WHAT YOU WILL DO:
Transcribe every entry word for word. Skip the pictures.

━━━ RECORDS SUPPLIED ━━━

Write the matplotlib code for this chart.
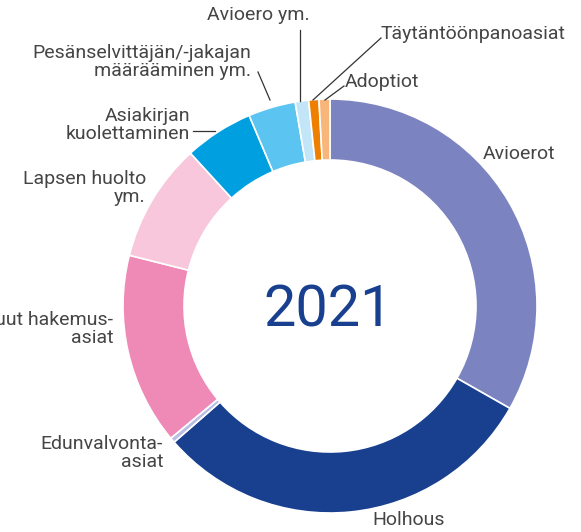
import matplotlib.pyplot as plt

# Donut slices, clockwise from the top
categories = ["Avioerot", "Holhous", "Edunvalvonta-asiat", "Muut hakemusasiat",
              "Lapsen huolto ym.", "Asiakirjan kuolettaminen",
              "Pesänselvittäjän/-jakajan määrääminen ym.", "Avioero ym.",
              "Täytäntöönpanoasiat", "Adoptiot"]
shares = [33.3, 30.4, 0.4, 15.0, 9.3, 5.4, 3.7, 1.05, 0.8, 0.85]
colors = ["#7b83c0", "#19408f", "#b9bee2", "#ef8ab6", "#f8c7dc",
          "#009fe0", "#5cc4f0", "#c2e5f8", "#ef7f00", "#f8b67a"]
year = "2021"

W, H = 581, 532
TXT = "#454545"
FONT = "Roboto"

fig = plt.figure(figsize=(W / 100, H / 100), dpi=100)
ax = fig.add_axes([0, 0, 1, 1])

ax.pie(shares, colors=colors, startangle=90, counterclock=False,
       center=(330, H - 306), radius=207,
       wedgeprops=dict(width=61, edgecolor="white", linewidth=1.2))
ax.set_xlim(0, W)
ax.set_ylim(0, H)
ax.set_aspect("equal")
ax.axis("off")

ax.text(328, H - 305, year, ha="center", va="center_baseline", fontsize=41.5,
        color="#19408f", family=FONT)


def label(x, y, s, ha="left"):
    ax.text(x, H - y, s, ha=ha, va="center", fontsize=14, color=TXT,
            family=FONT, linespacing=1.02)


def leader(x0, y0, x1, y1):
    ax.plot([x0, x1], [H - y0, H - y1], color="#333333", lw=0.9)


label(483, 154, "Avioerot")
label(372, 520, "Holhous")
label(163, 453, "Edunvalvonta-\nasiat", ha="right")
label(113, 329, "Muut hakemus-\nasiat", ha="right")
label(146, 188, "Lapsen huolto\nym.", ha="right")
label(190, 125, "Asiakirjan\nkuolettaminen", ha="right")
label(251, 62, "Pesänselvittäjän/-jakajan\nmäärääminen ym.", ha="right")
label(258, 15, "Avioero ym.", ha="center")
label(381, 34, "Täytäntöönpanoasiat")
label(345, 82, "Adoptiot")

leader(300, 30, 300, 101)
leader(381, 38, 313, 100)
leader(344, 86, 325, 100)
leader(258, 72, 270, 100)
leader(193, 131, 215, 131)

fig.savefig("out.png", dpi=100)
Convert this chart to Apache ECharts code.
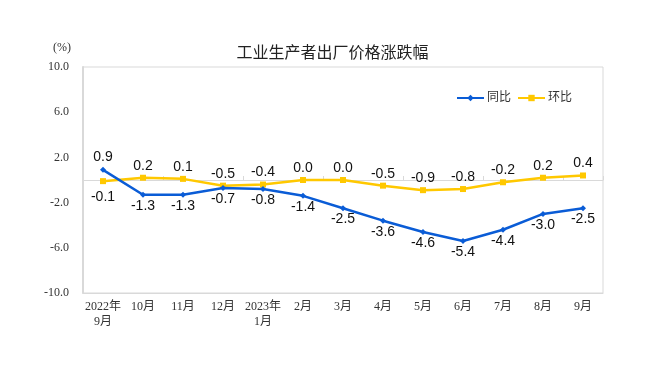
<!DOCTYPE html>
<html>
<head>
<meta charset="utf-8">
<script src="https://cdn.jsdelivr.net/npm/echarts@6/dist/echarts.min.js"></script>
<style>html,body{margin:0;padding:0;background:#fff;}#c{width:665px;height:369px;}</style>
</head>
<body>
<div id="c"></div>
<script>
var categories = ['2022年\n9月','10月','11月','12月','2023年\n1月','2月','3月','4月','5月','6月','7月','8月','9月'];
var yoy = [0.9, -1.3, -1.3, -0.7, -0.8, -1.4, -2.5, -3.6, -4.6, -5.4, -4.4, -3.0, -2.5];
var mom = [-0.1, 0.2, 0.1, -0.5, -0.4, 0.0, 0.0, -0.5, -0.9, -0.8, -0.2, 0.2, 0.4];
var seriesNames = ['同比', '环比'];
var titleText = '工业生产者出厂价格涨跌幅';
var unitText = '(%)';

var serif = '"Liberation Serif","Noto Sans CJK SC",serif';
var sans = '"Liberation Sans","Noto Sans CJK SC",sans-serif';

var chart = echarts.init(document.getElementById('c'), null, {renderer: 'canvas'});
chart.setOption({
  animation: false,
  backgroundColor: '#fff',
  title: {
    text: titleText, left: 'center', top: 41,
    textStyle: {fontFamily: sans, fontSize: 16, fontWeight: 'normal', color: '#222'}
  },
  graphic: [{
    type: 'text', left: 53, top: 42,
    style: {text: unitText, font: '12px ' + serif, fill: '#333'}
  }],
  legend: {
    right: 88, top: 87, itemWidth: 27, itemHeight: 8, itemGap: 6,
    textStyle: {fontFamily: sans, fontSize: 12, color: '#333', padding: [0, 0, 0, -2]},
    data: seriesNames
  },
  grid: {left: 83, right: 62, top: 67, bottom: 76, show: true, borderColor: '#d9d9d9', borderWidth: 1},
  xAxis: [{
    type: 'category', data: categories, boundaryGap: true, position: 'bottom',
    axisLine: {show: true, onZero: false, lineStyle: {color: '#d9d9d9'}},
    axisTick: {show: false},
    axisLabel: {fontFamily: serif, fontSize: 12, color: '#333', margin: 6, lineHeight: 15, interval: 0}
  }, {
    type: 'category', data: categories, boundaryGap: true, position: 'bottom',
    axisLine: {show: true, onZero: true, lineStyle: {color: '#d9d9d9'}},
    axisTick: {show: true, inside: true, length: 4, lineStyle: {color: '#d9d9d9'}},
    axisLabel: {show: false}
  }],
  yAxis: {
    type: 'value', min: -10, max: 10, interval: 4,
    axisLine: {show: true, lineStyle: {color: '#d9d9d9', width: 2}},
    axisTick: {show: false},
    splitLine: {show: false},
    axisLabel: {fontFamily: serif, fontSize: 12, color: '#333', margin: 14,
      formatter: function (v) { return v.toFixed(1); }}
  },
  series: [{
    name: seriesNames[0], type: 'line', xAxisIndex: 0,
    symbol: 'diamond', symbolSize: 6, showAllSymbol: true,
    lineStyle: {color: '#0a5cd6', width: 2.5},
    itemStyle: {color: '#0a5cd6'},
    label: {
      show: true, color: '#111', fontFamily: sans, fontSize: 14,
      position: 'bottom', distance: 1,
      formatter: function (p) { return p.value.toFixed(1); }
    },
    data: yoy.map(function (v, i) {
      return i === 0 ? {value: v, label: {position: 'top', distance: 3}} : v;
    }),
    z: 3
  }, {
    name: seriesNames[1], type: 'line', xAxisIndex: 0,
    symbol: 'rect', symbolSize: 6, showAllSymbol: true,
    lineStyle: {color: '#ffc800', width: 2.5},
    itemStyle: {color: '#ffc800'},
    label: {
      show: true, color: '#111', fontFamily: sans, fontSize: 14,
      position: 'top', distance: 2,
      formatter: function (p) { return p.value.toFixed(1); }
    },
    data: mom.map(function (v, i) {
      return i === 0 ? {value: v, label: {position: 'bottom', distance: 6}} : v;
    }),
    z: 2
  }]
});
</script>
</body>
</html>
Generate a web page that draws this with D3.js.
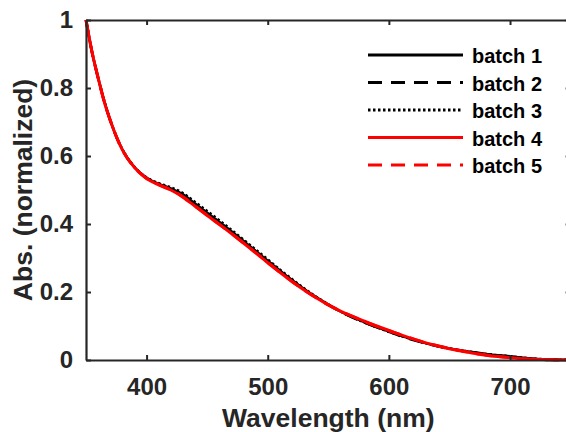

━━━

EXERCISE ANSWER:
Write the matplotlib code for this chart.
import matplotlib.pyplot as plt

# Donut slices, clockwise from the top
categories = ["Avioerot", "Holhous", "Edunvalvonta-asiat", "Muut hakemusasiat",
              "Lapsen huolto ym.", "Asiakirjan kuolettaminen",
              "Pesänselvittäjän/-jakajan määrääminen ym.", "Avioero ym.",
              "Täytäntöönpanoasiat", "Adoptiot"]
shares = [33.3, 30.4, 0.4, 15.0, 9.3, 5.4, 3.7, 1.05, 0.8, 0.85]
colors = ["#7b83c0", "#19408f", "#b9bee2", "#ef8ab6", "#f8c7dc",
          "#009fe0", "#5cc4f0", "#c2e5f8", "#ef7f00", "#f8b67a"]
year = "2021"

W, H = 581, 532
TXT = "#454545"
FONT = "Roboto"

fig = plt.figure(figsize=(W / 100, H / 100), dpi=100)
ax = fig.add_axes([0, 0, 1, 1])

ax.pie(shares, colors=colors, startangle=90, counterclock=False,
       center=(330, H - 306), radius=207,
       wedgeprops=dict(width=61, edgecolor="white", linewidth=1.2))
ax.set_xlim(0, W)
ax.set_ylim(0, H)
ax.set_aspect("equal")
ax.axis("off")

ax.text(328, H - 305, year, ha="center", va="center_baseline", fontsize=41.5,
        color="#19408f", family=FONT)


def label(x, y, s, ha="left"):
    ax.text(x, H - y, s, ha=ha, va="center", fontsize=14, color=TXT,
            family=FONT, linespacing=1.02)


def leader(x0, y0, x1, y1):
    ax.plot([x0, x1], [H - y0, H - y1], color="#333333", lw=0.9)


label(483, 154, "Avioerot")
label(372, 520, "Holhous")
label(163, 453, "Edunvalvonta-\nasiat", ha="right")
label(113, 329, "Muut hakemus-\nasiat", ha="right")
label(146, 188, "Lapsen huolto\nym.", ha="right")
label(190, 125, "Asiakirjan\nkuolettaminen", ha="right")
label(251, 62, "Pesänselvittäjän/-jakajan\nmäärääminen ym.", ha="right")
label(258, 15, "Avioero ym.", ha="center")
label(381, 34, "Täytäntöönpanoasiat")
label(345, 82, "Adoptiot")

leader(300, 30, 300, 101)
leader(381, 38, 313, 100)
leader(344, 86, 325, 100)
leader(258, 72, 270, 100)
leader(193, 131, 215, 131)

fig.savefig("out.png", dpi=100)
Convert this chart to Apache ECharts code.
<!DOCTYPE html>
<html>
<head>
<meta charset="utf-8">
<script src="https://cdn.jsdelivr.net/npm/echarts@6/dist/echarts.min.js"></script>
<style>html,body{margin:0;padding:0;background:#fff;}#c{width:665px;height:369px;}</style>
</head>
<body>
<div id="c"></div>
<script>
var categories = ['2022年\n9月','10月','11月','12月','2023年\n1月','2月','3月','4月','5月','6月','7月','8月','9月'];
var yoy = [0.9, -1.3, -1.3, -0.7, -0.8, -1.4, -2.5, -3.6, -4.6, -5.4, -4.4, -3.0, -2.5];
var mom = [-0.1, 0.2, 0.1, -0.5, -0.4, 0.0, 0.0, -0.5, -0.9, -0.8, -0.2, 0.2, 0.4];
var seriesNames = ['同比', '环比'];
var titleText = '工业生产者出厂价格涨跌幅';
var unitText = '(%)';

var serif = '"Liberation Serif","Noto Sans CJK SC",serif';
var sans = '"Liberation Sans","Noto Sans CJK SC",sans-serif';

var chart = echarts.init(document.getElementById('c'), null, {renderer: 'canvas'});
chart.setOption({
  animation: false,
  backgroundColor: '#fff',
  title: {
    text: titleText, left: 'center', top: 41,
    textStyle: {fontFamily: sans, fontSize: 16, fontWeight: 'normal', color: '#222'}
  },
  graphic: [{
    type: 'text', left: 53, top: 42,
    style: {text: unitText, font: '12px ' + serif, fill: '#333'}
  }],
  legend: {
    right: 88, top: 87, itemWidth: 27, itemHeight: 8, itemGap: 6,
    textStyle: {fontFamily: sans, fontSize: 12, color: '#333', padding: [0, 0, 0, -2]},
    data: seriesNames
  },
  grid: {left: 83, right: 62, top: 67, bottom: 76, show: true, borderColor: '#d9d9d9', borderWidth: 1},
  xAxis: [{
    type: 'category', data: categories, boundaryGap: true, position: 'bottom',
    axisLine: {show: true, onZero: false, lineStyle: {color: '#d9d9d9'}},
    axisTick: {show: false},
    axisLabel: {fontFamily: serif, fontSize: 12, color: '#333', margin: 6, lineHeight: 15, interval: 0}
  }, {
    type: 'category', data: categories, boundaryGap: true, position: 'bottom',
    axisLine: {show: true, onZero: true, lineStyle: {color: '#d9d9d9'}},
    axisTick: {show: true, inside: true, length: 4, lineStyle: {color: '#d9d9d9'}},
    axisLabel: {show: false}
  }],
  yAxis: {
    type: 'value', min: -10, max: 10, interval: 4,
    axisLine: {show: true, lineStyle: {color: '#d9d9d9', width: 2}},
    axisTick: {show: false},
    splitLine: {show: false},
    axisLabel: {fontFamily: serif, fontSize: 12, color: '#333', margin: 14,
      formatter: function (v) { return v.toFixed(1); }}
  },
  series: [{
    name: seriesNames[0], type: 'line', xAxisIndex: 0,
    symbol: 'diamond', symbolSize: 6, showAllSymbol: true,
    lineStyle: {color: '#0a5cd6', width: 2.5},
    itemStyle: {color: '#0a5cd6'},
    label: {
      show: true, color: '#111', fontFamily: sans, fontSize: 14,
      position: 'bottom', distance: 1,
      formatter: function (p) { return p.value.toFixed(1); }
    },
    data: yoy.map(function (v, i) {
      return i === 0 ? {value: v, label: {position: 'top', distance: 3}} : v;
    }),
    z: 3
  }, {
    name: seriesNames[1], type: 'line', xAxisIndex: 0,
    symbol: 'rect', symbolSize: 6, showAllSymbol: true,
    lineStyle: {color: '#ffc800', width: 2.5},
    itemStyle: {color: '#ffc800'},
    label: {
      show: true, color: '#111', fontFamily: sans, fontSize: 14,
      position: 'top', distance: 2,
      formatter: function (p) { return p.value.toFixed(1); }
    },
    data: mom.map(function (v, i) {
      return i === 0 ? {value: v, label: {position: 'bottom', distance: 6}} : v;
    }),
    z: 2
  }]
});
</script>
</body>
</html>
Generate a web page that draws this with D3.js.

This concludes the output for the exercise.